● **Work instructions**
Quote every line as written. Omit pictures.
** Begin Dataset extract **
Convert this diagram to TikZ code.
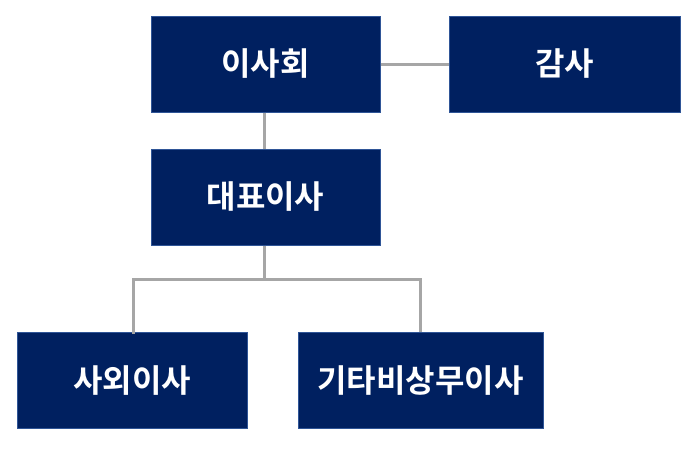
\documentclass[tikz,border=0pt]{standalone}
\usepackage{fontspec}
\newfontfamily\kr{Noto Sans CJK KR Bold}
\definecolor{navy}{HTML}{002060}
\definecolor{navyedge}{HTML}{2F5597}
\definecolor{conn}{HTML}{A6A6A6}
\begin{document}
\begin{tikzpicture}[x=1pt,y=-1pt,
  orgbox/.style={draw=navyedge, line width=1pt, fill=navy, text=white, font=\kr\fontsize{32}{36}\selectfont, inner sep=0pt},
  link/.style={draw=conn, line width=3pt}]
\useasboundingbox (0,0) rectangle (692,456);
\node[orgbox, minimum width=229pt, minimum height=96pt] (board) at (265.5,64) {이사회};
\node[orgbox, minimum width=231pt, minimum height=96pt] (audit) at (564.5,64) {감사};
\node[orgbox, minimum width=229pt, minimum height=96pt] (ceo) at (265.5,197) {대표이사};
\node[orgbox, minimum width=230pt, minimum height=96pt] (outside) at (132,380.5) {사외이사};
\node[orgbox, minimum width=245pt, minimum height=96pt] (nonexec) at (420.5,380.5) {기타비상무이사};
\coordinate (j) at (264.5,279);
\draw[link] (board.east) -- (audit.west);
\draw[link] (board.south -| j) -- (ceo.north -| j);
\draw[link] (ceo.south -| j) -- (j);
\draw[link, line cap=rect] (j) -| ([xshift=1pt]outside.north);
\draw[link] (j) -| (nonexec.north);
\end{tikzpicture}
\end{document}
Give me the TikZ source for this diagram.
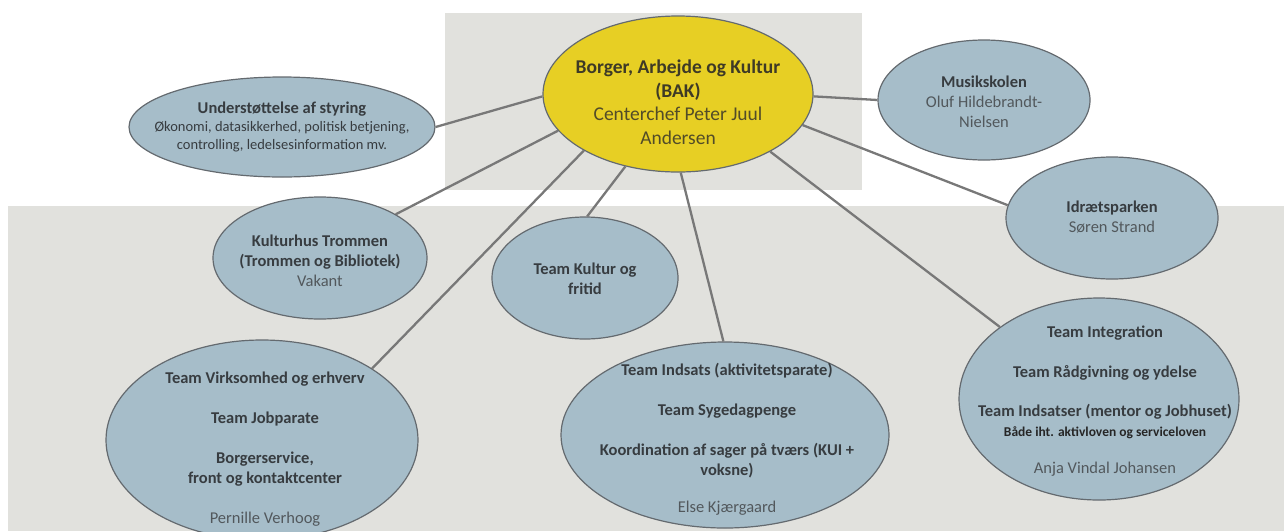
** End Dataset extract **
● **Exercise solution**
Convert this diagram to TikZ code.
\documentclass[tikz,border=0pt]{standalone}
\usepackage{fontspec}
\newfontfamily\kr{Noto Sans CJK KR Bold}
\definecolor{navy}{HTML}{002060}
\definecolor{navyedge}{HTML}{2F5597}
\definecolor{conn}{HTML}{A6A6A6}
\begin{document}
\begin{tikzpicture}[x=1pt,y=-1pt,
  orgbox/.style={draw=navyedge, line width=1pt, fill=navy, text=white, font=\kr\fontsize{32}{36}\selectfont, inner sep=0pt},
  link/.style={draw=conn, line width=3pt}]
\useasboundingbox (0,0) rectangle (692,456);
\node[orgbox, minimum width=229pt, minimum height=96pt] (board) at (265.5,64) {이사회};
\node[orgbox, minimum width=231pt, minimum height=96pt] (audit) at (564.5,64) {감사};
\node[orgbox, minimum width=229pt, minimum height=96pt] (ceo) at (265.5,197) {대표이사};
\node[orgbox, minimum width=230pt, minimum height=96pt] (outside) at (132,380.5) {사외이사};
\node[orgbox, minimum width=245pt, minimum height=96pt] (nonexec) at (420.5,380.5) {기타비상무이사};
\coordinate (j) at (264.5,279);
\draw[link] (board.east) -- (audit.west);
\draw[link] (board.south -| j) -- (ceo.north -| j);
\draw[link] (ceo.south -| j) -- (j);
\draw[link, line cap=rect] (j) -| ([xshift=1pt]outside.north);
\draw[link] (j) -| (nonexec.north);
\end{tikzpicture}
\end{document}
Give me the TikZ source for this diagram.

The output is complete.